:: Task inputs ::
:::::

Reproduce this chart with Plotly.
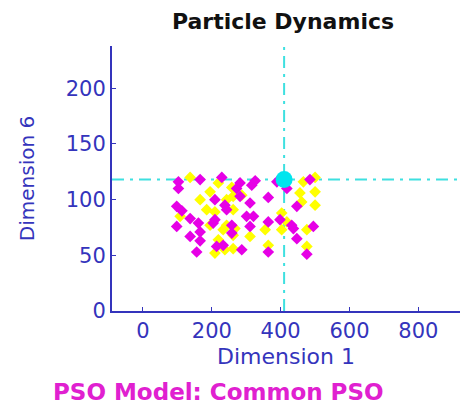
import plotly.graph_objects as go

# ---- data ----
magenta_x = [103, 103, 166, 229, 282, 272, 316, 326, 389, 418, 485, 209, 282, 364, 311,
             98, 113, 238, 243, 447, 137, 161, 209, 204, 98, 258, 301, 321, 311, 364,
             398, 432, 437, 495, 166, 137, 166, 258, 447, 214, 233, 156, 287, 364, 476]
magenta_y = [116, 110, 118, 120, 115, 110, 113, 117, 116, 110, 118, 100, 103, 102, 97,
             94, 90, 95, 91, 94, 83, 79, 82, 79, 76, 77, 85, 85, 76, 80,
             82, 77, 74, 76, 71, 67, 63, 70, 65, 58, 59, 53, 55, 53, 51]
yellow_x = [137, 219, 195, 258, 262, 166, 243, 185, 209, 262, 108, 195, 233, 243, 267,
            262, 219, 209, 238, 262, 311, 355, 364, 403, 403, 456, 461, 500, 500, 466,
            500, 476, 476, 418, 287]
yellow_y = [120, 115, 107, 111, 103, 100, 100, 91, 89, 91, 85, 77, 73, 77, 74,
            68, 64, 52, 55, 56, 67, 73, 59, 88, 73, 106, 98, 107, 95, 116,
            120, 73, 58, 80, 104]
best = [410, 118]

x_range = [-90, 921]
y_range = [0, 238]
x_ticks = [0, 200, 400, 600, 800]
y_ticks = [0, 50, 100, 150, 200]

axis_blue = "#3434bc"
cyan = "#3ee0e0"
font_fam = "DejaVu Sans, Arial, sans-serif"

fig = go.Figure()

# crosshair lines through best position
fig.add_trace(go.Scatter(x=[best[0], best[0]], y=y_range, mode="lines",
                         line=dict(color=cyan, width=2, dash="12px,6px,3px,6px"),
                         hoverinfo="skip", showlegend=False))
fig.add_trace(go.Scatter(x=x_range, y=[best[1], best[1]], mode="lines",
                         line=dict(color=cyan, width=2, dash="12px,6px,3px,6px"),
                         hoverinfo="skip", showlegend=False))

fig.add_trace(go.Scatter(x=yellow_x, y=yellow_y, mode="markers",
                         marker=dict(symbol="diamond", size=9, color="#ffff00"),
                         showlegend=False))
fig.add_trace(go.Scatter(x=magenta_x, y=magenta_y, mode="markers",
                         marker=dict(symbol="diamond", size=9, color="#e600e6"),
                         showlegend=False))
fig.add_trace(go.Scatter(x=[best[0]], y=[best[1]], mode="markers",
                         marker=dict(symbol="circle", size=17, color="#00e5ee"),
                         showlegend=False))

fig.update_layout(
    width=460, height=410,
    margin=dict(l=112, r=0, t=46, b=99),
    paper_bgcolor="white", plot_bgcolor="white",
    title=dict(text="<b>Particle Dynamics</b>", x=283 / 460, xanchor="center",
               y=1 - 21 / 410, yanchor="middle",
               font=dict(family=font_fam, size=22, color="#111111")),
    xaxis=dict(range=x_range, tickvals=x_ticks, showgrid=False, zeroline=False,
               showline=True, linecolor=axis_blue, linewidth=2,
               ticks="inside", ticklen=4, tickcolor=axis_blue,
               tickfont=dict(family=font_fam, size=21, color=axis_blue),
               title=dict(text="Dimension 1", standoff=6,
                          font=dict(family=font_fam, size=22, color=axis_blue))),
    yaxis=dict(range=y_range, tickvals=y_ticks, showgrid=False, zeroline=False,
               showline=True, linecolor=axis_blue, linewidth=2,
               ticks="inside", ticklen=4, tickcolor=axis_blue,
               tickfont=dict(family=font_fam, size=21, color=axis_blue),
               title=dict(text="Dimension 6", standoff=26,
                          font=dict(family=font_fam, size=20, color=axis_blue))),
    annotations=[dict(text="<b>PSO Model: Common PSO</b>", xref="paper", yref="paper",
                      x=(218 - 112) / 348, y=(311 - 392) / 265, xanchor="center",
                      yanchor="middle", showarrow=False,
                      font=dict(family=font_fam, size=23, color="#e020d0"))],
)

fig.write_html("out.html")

:::::

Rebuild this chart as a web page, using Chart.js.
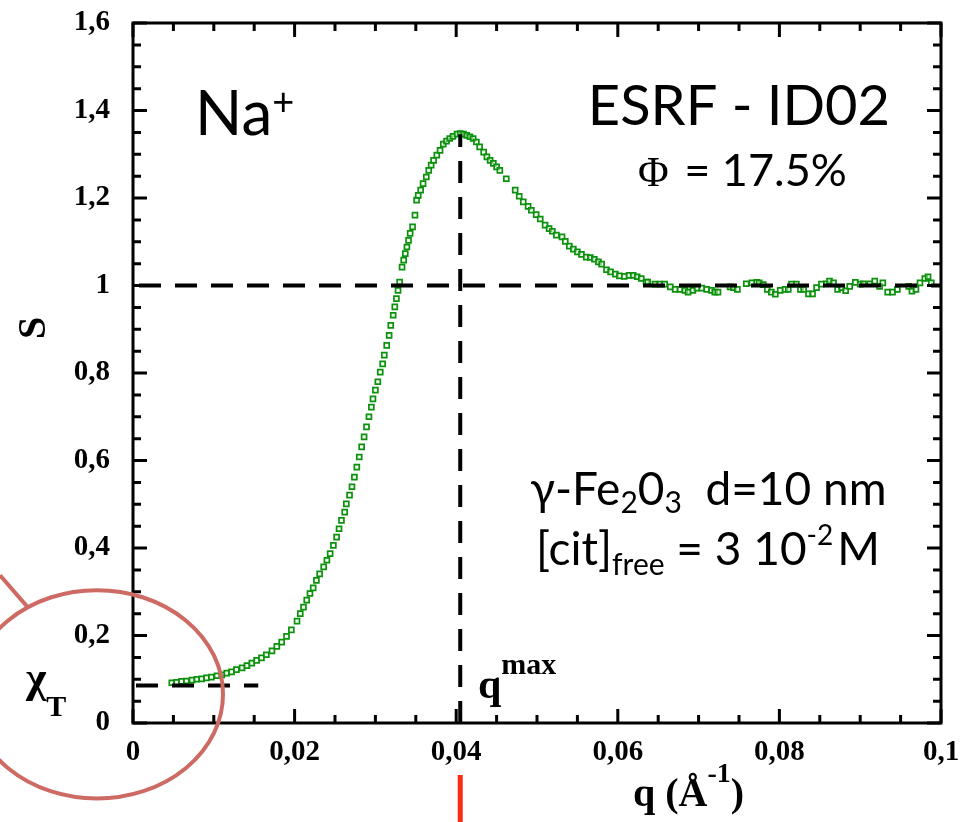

:::::

:: Set task ::
Your task is to transcribe exactly the lines starting at the line that contains "Reproduce this chart with Plotly." and ending at the line that contains "import plotly.graph_objects as go", both included. Leave out the pictures.

:: Written solution ::
Reproduce this chart with Plotly.
import plotly.graph_objects as go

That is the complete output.